TASK BRIEF >> Output the first line of the listing and each line after it, up to and including the line that contains "nan = np.nan", exactly as written, minus the pictures.
BEGIN RECORDED INFORMATION
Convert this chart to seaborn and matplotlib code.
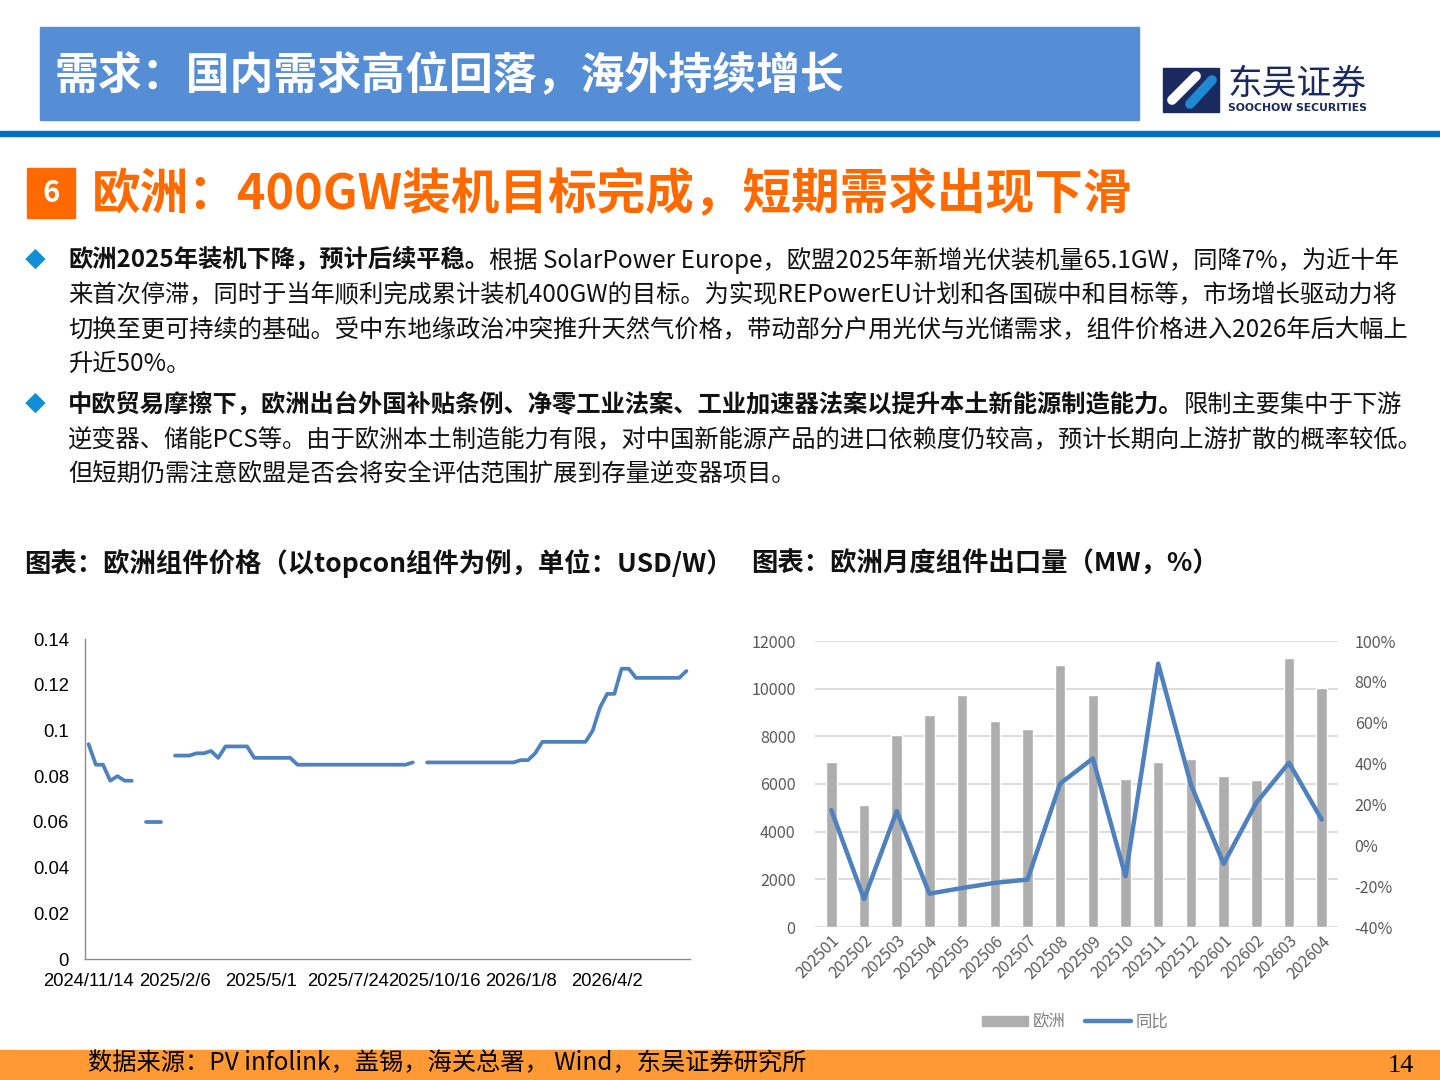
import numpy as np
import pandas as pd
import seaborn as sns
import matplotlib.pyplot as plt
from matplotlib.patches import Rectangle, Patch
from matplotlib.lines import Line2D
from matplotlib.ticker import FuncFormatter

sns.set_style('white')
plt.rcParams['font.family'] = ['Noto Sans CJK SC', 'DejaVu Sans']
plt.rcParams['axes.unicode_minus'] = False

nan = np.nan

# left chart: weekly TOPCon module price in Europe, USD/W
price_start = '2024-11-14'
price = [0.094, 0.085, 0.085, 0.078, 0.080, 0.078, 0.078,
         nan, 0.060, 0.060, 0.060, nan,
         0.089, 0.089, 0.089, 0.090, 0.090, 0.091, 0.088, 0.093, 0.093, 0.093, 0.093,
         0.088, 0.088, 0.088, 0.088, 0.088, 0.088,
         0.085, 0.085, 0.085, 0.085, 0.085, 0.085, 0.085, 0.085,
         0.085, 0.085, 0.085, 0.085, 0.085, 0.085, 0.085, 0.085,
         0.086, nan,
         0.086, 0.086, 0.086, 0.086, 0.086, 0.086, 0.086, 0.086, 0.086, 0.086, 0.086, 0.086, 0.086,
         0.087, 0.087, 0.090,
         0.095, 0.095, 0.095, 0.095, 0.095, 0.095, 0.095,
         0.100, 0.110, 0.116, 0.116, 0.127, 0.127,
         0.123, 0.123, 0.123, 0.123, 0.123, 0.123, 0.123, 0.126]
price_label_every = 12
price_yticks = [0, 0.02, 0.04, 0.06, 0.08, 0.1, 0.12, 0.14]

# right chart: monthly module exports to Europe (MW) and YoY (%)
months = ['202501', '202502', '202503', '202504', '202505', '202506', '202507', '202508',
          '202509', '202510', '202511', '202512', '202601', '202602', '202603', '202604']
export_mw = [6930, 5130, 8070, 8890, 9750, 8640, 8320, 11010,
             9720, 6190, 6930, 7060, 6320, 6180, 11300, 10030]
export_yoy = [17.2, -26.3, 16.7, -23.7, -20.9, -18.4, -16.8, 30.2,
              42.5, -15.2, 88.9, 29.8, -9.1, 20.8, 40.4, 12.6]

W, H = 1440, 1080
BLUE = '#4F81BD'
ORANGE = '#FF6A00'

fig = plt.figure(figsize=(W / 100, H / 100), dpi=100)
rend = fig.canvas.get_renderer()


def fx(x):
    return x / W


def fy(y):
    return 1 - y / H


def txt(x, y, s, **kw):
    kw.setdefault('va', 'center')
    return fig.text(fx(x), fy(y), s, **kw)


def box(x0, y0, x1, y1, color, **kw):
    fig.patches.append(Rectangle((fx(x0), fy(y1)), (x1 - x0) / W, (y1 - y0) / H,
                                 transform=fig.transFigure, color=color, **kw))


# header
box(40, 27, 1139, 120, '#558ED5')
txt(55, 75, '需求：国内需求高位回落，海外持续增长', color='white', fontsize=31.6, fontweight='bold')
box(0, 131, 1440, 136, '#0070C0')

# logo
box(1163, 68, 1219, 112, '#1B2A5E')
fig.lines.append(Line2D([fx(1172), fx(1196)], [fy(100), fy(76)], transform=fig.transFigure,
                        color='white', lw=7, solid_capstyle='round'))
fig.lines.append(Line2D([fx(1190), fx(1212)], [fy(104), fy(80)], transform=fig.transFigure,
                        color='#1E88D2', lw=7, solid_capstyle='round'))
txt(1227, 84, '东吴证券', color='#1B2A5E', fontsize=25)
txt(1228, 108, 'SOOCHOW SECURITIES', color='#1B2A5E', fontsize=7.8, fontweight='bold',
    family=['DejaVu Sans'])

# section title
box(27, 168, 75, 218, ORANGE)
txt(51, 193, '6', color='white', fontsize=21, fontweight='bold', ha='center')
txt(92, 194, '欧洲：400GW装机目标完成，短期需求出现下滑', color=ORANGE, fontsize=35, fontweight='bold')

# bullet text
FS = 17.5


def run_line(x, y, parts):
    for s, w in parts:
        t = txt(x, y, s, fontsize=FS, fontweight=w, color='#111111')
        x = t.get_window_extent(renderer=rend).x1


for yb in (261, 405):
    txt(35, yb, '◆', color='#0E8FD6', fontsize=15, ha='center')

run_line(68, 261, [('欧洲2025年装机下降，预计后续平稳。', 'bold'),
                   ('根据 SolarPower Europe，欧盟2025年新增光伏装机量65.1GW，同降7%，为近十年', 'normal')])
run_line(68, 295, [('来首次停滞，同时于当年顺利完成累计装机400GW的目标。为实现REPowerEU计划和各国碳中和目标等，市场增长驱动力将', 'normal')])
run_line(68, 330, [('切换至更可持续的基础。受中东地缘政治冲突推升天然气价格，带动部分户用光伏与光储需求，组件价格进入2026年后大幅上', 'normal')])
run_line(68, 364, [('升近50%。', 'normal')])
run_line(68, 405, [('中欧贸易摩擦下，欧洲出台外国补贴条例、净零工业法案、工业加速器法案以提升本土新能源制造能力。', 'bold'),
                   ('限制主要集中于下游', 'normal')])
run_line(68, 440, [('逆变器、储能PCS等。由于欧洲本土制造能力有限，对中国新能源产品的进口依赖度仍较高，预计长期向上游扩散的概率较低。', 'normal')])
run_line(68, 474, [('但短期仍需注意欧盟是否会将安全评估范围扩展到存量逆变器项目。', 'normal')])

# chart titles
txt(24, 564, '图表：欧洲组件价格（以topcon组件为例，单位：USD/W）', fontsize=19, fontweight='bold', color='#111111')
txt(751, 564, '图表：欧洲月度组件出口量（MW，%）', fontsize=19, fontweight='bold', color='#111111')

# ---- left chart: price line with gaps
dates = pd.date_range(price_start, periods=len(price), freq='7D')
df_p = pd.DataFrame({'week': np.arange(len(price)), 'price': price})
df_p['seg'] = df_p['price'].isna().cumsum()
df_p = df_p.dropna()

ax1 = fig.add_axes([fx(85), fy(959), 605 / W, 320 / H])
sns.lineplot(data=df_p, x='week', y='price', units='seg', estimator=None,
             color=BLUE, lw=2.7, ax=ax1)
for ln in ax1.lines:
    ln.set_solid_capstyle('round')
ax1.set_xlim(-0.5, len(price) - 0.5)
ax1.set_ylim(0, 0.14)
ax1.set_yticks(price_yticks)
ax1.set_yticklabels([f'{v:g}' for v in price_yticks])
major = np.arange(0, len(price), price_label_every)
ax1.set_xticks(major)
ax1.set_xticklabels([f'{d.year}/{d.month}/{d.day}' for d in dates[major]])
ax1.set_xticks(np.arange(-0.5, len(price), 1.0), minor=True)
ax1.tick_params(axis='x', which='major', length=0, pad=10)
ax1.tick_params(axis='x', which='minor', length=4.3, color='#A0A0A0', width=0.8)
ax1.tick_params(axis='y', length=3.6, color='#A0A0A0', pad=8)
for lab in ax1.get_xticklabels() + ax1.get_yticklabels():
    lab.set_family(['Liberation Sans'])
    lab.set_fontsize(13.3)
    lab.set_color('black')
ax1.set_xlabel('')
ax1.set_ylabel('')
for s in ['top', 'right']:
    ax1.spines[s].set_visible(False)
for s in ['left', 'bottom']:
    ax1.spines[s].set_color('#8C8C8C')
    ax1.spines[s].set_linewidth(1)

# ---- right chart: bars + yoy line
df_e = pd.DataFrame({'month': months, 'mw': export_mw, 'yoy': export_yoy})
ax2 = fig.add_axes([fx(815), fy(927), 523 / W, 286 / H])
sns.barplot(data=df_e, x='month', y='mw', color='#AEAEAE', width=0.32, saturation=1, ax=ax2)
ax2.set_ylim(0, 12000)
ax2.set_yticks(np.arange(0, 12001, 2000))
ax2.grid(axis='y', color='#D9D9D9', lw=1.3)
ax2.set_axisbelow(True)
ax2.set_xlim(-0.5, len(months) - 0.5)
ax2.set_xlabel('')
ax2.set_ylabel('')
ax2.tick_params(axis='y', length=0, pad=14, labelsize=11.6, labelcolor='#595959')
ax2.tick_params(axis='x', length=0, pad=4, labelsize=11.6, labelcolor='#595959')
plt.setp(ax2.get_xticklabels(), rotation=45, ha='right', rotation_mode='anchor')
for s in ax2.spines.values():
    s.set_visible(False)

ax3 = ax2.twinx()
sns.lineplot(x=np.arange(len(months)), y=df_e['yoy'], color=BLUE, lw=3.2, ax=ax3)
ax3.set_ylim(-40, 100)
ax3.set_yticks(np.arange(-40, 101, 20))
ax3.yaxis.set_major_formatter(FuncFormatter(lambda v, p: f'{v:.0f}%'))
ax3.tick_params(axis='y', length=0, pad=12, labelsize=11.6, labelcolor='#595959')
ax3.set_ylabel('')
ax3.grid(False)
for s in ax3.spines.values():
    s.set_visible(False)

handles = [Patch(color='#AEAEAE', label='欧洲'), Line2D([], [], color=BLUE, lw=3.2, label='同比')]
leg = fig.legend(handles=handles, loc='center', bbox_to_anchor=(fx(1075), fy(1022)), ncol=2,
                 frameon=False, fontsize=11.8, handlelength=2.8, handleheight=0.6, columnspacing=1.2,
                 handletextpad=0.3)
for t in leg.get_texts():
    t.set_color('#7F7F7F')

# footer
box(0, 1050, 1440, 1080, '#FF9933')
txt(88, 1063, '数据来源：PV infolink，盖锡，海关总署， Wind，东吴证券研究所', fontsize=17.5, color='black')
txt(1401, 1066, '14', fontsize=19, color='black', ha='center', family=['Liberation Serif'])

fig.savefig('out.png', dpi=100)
END RECORDED INFORMATION
EXERCISE ANSWER >>
Convert this chart to seaborn and matplotlib code.
import numpy as np
import pandas as pd
import seaborn as sns
import matplotlib.pyplot as plt
from matplotlib.patches import Rectangle, Patch
from matplotlib.lines import Line2D
from matplotlib.ticker import FuncFormatter

sns.set_style('white')
plt.rcParams['font.family'] = ['Noto Sans CJK SC', 'DejaVu Sans']
plt.rcParams['axes.unicode_minus'] = False

nan = np.nan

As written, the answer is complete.